Look at the data below and print exactly the lines from its first line through the line with "columnspacing=0.95, borderaxespad=0, borderpad=0)"; the pictures stay out of the copy.

**Data:**
"""
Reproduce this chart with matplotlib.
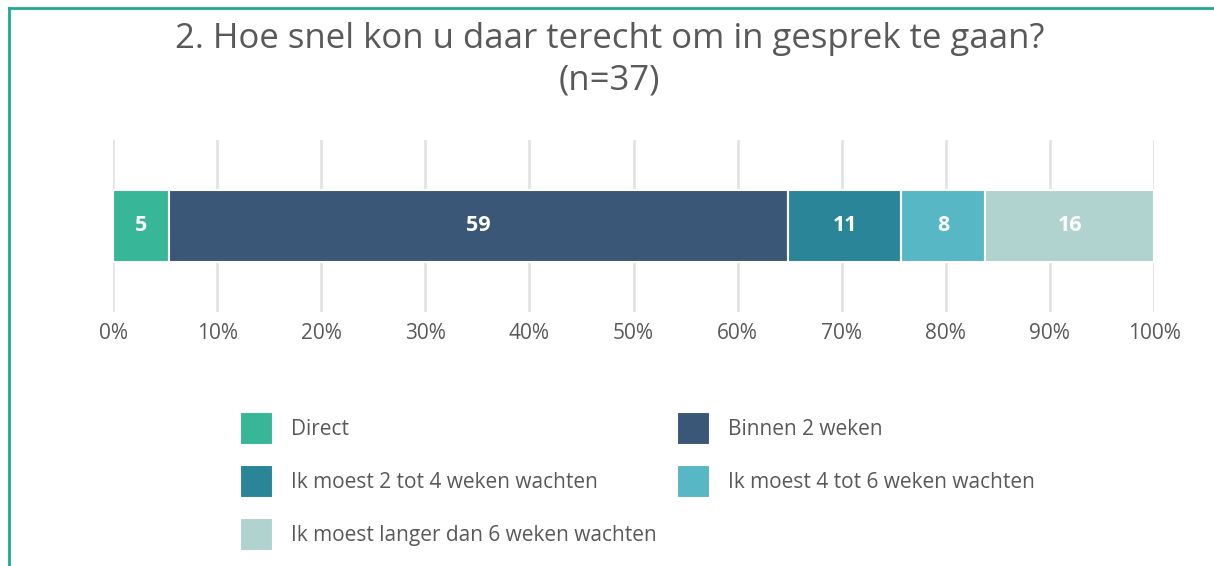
import matplotlib
matplotlib.use("Agg")
import matplotlib.pyplot as plt
from matplotlib.lines import Line2D

plt.rcParams['font.family'] = ['Open Sans', 'DejaVu Sans']

# Data: answer counts out of n=37
categories = ["Direct", "Binnen 2 weken", "Ik moest 2 tot 4 weken wachten",
              "Ik moest 4 tot 6 weken wachten", "Ik moest langer dan 6 weken wachten"]
counts = [2, 22, 4, 3, 6]
colors = ["#38B698", "#3B5778", "#2A8598", "#58B7C4", "#B1D3D0"]
ticks = [0, 10, 20, 30, 40, 50, 60, 70, 80, 90, 100]
tick_labels = ["0%", "10%", "20%", "30%", "40%", "50%", "60%", "70%", "80%", "90%", "100%"]
n = sum(counts)
pct = [c / n * 100 for c in counts]

text_col = "#595959"

fig = plt.figure(figsize=(12.14, 5.66), dpi=100)
ax = fig.add_axes([0.0931, 0.4488, 0.8575, 0.3039])

left = 0
handles = []
for cat, p, col in zip(categories, pct, colors):
    b = ax.barh(0, p, left=left, height=1.0, color=col, edgecolor="white",
                linewidth=1.5, label=cat, zorder=3)
    handles.append(b)
    ax.text(left + p / 2, 0, f"{p:.0f}", ha="center", va="center",
            color="white", fontsize=15.5, fontweight="bold", zorder=4)
    left += p

ax.set_xlim(0, 100)
ax.set_ylim(-1.2, 1.2)
ax.set_xticks(ticks)
ax.set_xticklabels(tick_labels, color=text_col, fontsize=15)
ax.set_yticks([])
ax.tick_params(axis="x", length=0, pad=8)
ax.grid(axis="x", color="#E3E3E3", linewidth=2, zorder=0)
for s in ax.spines.values():
    s.set_visible(False)

fig.suptitle("2. Hoe snel kon u daar terecht om in gesprek te gaan?\n(n=37)",
             x=0.502, y=0.962, fontsize=25, color=text_col, linespacing=1.32)

# legend row-wise: reorder for column filling
order = [0, 2, 4, 1, 3]
fig.legend([handles[i] for i in order], [categories[i] for i in order],
           ncol=2, loc="upper left", bbox_to_anchor=(0.1977, 0.2725),
           frameon=False, fontsize=15, labelcolor=text_col,
           handlelength=1.59, handleheight=2.06, handletextpad=0.87,
           labelspacing=0.96, columnspacing=0.95, borderaxespad=0, borderpad=0)

# teal frame (top and left)
fig.add_artist(Line2D([0.0078, 1.0], [0.985, 0.985], transform=fig.transFigure,
                      color="#1EA996", linewidth=2))
fig.add_artist(Line2D([0.0078, 0.0078], [0.0, 0.985], transform=fig.transFigure,
                      color="#1EA996", linewidth=2))

fig.savefig("out.png", dpi=100)
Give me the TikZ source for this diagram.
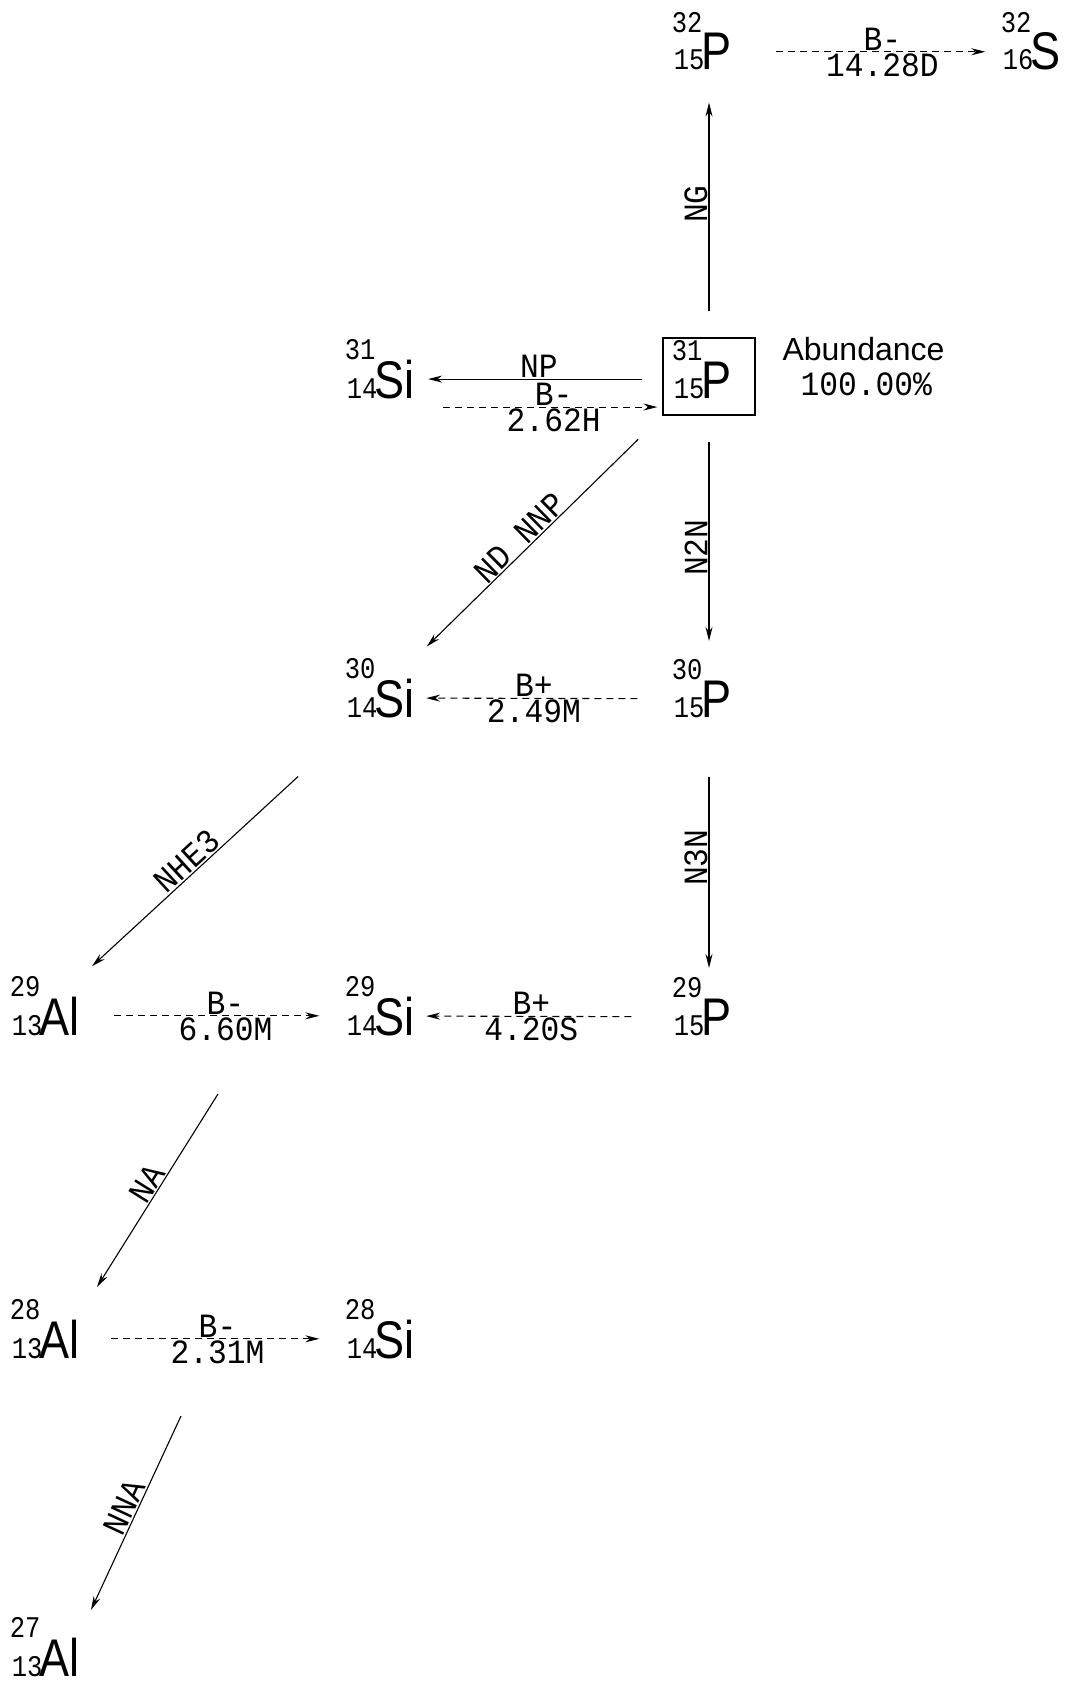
\documentclass[tikz,border=0pt]{standalone}
\usepackage{fontspec}
\usepackage{tikz}
\usetikzlibrary{arrows.meta}
\newfontfamily\nucfont[FakeStretch=0.85]{Liberation Sans}
\newfontfamily\idxfont[FakeStretch=0.85]{Liberation Mono}
\newfontfamily\lblfont[FakeStretch=0.92]{Liberation Mono}
\newfontfamily\txtfont{Liberation Sans}

% #1 name, (#2,#3) start of the symbol on its baseline, #4 mass, #5 charge, #6 symbol
\newcommand{\nuclide}[6]{%
  \node[nuc, anchor=base west] (#1) at (#2,#3) {#6};
  \node[idx, anchor=base east, xshift=4pt] (#1-z) at (#1.base west) {#5};
  \node[idx, anchor=base east, xshift=2pt] (#1-a) at (#1.north west) {#4};
}

\begin{document}
\begin{tikzpicture}[x=1pt, y=-1pt, >={Stealth[length=14pt,width=7pt]}, line width=1.1pt,
    nuc/.style={inner sep=0pt, font=\nucfont\fontsize{53}{60}\selectfont},
    idx/.style={inner sep=0pt, font=\idxfont\fontsize{30}{34}\selectfont},
    lbl/.style={inner sep=1pt, font=\lblfont\fontsize{34}{38}\selectfont},
    reac/.style={->},
    decay/.style={->, dash pattern=on 7pt off 5pt},
    vlbl/.style={lbl, midway, rotate=90, anchor=south}]
    \useasboundingbox (0,0) rectangle (1065,1685);

    \nuclide{p32}{701}{70}{32}{15}{P}
    \nuclide{s32}{1030}{70}{32}{16}{S}
    \nuclide{si31}{374}{398}{31}{14}{Si}
    \nuclide{p31}{701}{398}{31}{15}{P}
    \nuclide{si30}{374}{717}{30}{14}{Si}
    \nuclide{p30}{701}{717}{30}{15}{P}
    \nuclide{al29}{39}{1035}{29}{13}{Al}
    \nuclide{si29}{374}{1035}{29}{14}{Si}
    \nuclide{p29}{701}{1035}{29}{15}{P}
    \nuclide{al28}{39}{1358}{28}{13}{Al}
    \nuclide{si28}{374}{1358}{28}{14}{Si}
    \nuclide{al27}{39}{1676}{27}{13}{Al}

    % target
    \node[draw, minimum width=92pt, minimum height=77pt, inner sep=0pt] (box) at (709,376.5) {};
    \node[inner sep=0pt, anchor=base west, font=\txtfont\fontsize{32}{36}\selectfont] (abund) at (782,360) {Abundance};
    \node[lbl, inner sep=0pt, anchor=base west] (pct) at (800,395) {100.00\%};

    % reactions and decays
    \draw[reac, shorten <=26pt, shorten >=32pt] (box.north) -- (box.north |- p32.south) node[vlbl] {NG};
    \draw[decay, shorten <=44pt, shorten >=15pt] (p32.east) -- (p32.east -| s32-a.west)
        node[lbl, pos=0.56, above] {B-} node[lbl, pos=0.56, below] {14.28D};
    \draw[reac, shorten <=20pt, shorten >=13pt] (box.west |- si31.east) -- (si31.east)
        node[lbl, midway, above] {NP};
    \draw[decay, shorten <=28pt, shorten >=5pt] ([yshift=-28pt]si31.east) -- ([yshift=-28pt]si31.east -| box.west)
        node[lbl, pos=0.56, above] {B-} node[lbl, pos=0.56, below] {2.62H};
    \draw[reac, shorten <=34pt, shorten >=45pt] (box.south west) -- (si30.north)
        node[lbl, midway, sloped, above] {ND NNP};
    \draw[reac, shorten <=26pt, shorten >=39pt] (box.south) -- (box.south |- p30.north) node[vlbl] {N2N};
    \draw[decay, shorten <=36pt, shorten >=11pt] (p30-z.west |- p30.west) -- (si30.east)
        node[lbl, pos=0.54, above] {B+} node[lbl, pos=0.54, below] {2.49M};
    \draw[reac, shorten <=59pt, shorten >=30pt] (box.south |- p30.south) -- (box.south |- p29.north) node[vlbl] {N3N};
    \draw[reac, shorten <=87pt, shorten >=44pt] (si30-z.south) -- (al29.north)
        node[lbl, pos=0.55, sloped, above] {NHE3};
    \draw[decay, shorten <=34pt, shorten >=25pt] (al29.east) -- (al29.east -| si29-a.west)
        node[lbl, pos=0.55, above] {B-} node[lbl, pos=0.55, below] {6.60M};
    \draw[decay, shorten <=42pt, shorten >=11pt] (p29-z.west |- p29.west) -- (si29.east)
        node[lbl, pos=0.55, above] {B+} node[lbl, pos=0.55, below] {4.20S};

    \coordinate (na-a) at (218,1094);
    \coordinate (na-b) at (97,1287);
    \draw[reac] (na-a) -- (na-b) node[lbl, midway, sloped, above] {NA};
    \draw[decay, shorten <=31pt, shorten >=25pt] (al28.east) -- (al28.east -| si28-a.west)
        node[lbl, pos=0.52, above] {B-} node[lbl, pos=0.52, below] {2.31M};

    \coordinate (nna-a) at (181,1416);
    \coordinate (nna-b) at (91,1610);
    \draw[reac] (nna-a) -- (nna-b) node[lbl, midway, sloped, above] {NNA};
\end{tikzpicture}
\end{document}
"""
**Answer below:**
Reproduce this chart with matplotlib.
import matplotlib
matplotlib.use("Agg")
import matplotlib.pyplot as plt
from matplotlib.lines import Line2D

plt.rcParams['font.family'] = ['Open Sans', 'DejaVu Sans']

# Data: answer counts out of n=37
categories = ["Direct", "Binnen 2 weken", "Ik moest 2 tot 4 weken wachten",
              "Ik moest 4 tot 6 weken wachten", "Ik moest langer dan 6 weken wachten"]
counts = [2, 22, 4, 3, 6]
colors = ["#38B698", "#3B5778", "#2A8598", "#58B7C4", "#B1D3D0"]
ticks = [0, 10, 20, 30, 40, 50, 60, 70, 80, 90, 100]
tick_labels = ["0%", "10%", "20%", "30%", "40%", "50%", "60%", "70%", "80%", "90%", "100%"]
n = sum(counts)
pct = [c / n * 100 for c in counts]

text_col = "#595959"

fig = plt.figure(figsize=(12.14, 5.66), dpi=100)
ax = fig.add_axes([0.0931, 0.4488, 0.8575, 0.3039])

left = 0
handles = []
for cat, p, col in zip(categories, pct, colors):
    b = ax.barh(0, p, left=left, height=1.0, color=col, edgecolor="white",
                linewidth=1.5, label=cat, zorder=3)
    handles.append(b)
    ax.text(left + p / 2, 0, f"{p:.0f}", ha="center", va="center",
            color="white", fontsize=15.5, fontweight="bold", zorder=4)
    left += p

ax.set_xlim(0, 100)
ax.set_ylim(-1.2, 1.2)
ax.set_xticks(ticks)
ax.set_xticklabels(tick_labels, color=text_col, fontsize=15)
ax.set_yticks([])
ax.tick_params(axis="x", length=0, pad=8)
ax.grid(axis="x", color="#E3E3E3", linewidth=2, zorder=0)
for s in ax.spines.values():
    s.set_visible(False)

fig.suptitle("2. Hoe snel kon u daar terecht om in gesprek te gaan?\n(n=37)",
             x=0.502, y=0.962, fontsize=25, color=text_col, linespacing=1.32)

# legend row-wise: reorder for column filling
order = [0, 2, 4, 1, 3]
fig.legend([handles[i] for i in order], [categories[i] for i in order],
           ncol=2, loc="upper left", bbox_to_anchor=(0.1977, 0.2725),
           frameon=False, fontsize=15, labelcolor=text_col,
           handlelength=1.59, handleheight=2.06, handletextpad=0.87,
           labelspacing=0.96, columnspacing=0.95, borderaxespad=0, borderpad=0)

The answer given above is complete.